On April 9, 1945, Lutheran pastor and theologian Dietrich Bonhoeffer, was hanged for his participation in a plot to overthrow Hitler.
Bonhoeffer became, for many, an example of resistance to evil. His writings, especially those from prison, moved many to see that faith is not something that we only go to in times of trouble and that the Church must not turn in on herself.
He also saw that we must begin to understand the world in a different way, from below, an insight related to the preferential option for the poor that arose in Latin America in the late 1960s.
We stated what might be called “the preferential hermeneutic of the poor.” We can understand what is happening better if we look at it from the perspective of the poor.
We have for once learned to see the great events of world history from below, from the perspective of the outcast, the suspects, the maltreated, the powerless, the oppressed, the reviled – in short, from the perspective of those who suffer…. We have to learn that personal suffering is a more effective key, a more rewarding principle for exploring the world in thought and action than personal good fortune.

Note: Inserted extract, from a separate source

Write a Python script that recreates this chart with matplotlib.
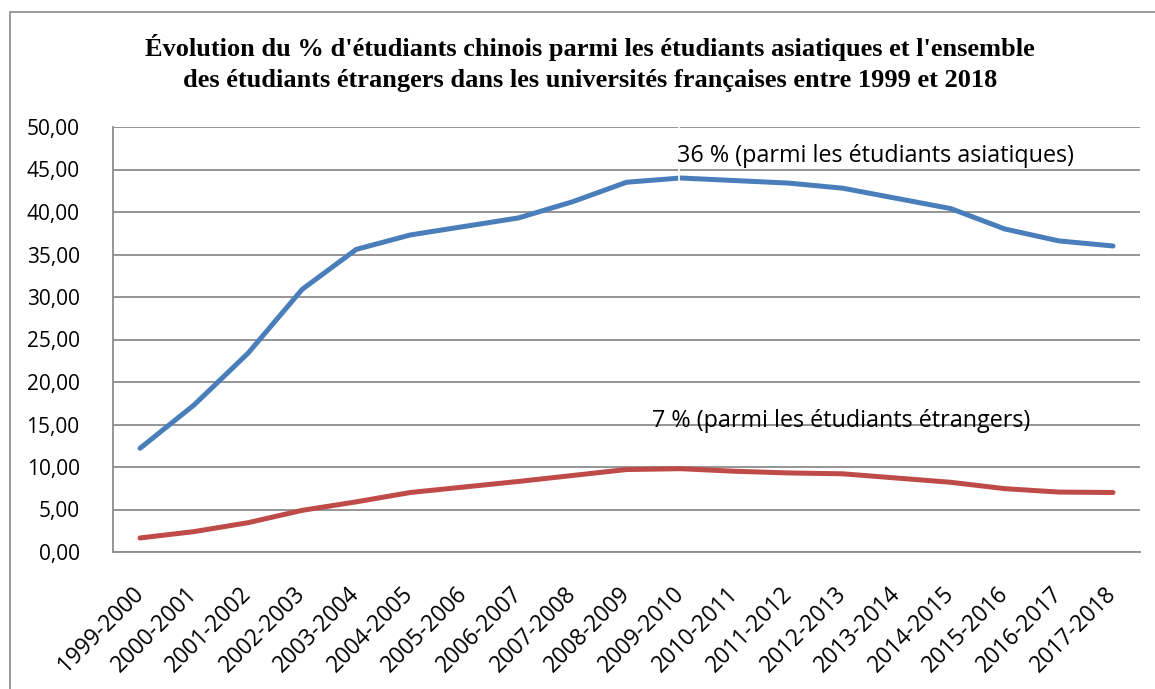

Bonhoeffer lived this out. In 1939 he found himself in New York City, protected from the Nazis who were closing in on him for his work with the Confessing Church. But he decided to return to Germany, even though it would be dangerous.
For Bonhoeffer, following Christ means taking up the Cross, being willing to suffer – not from masochism or denial of the good of the world God has created. Following Christ means, as Bonhoeffer noted, being willing to suffer and die, to give oneself for others.
I think he was able to do this because he let himself be touched by the suffering around him and saw Christ Jesus, our Lord, as one who suffered and helps us see the world from the perspective of the suffering.
That’s not easy – but I think it’s essential and, when done with love, can bring deep joy.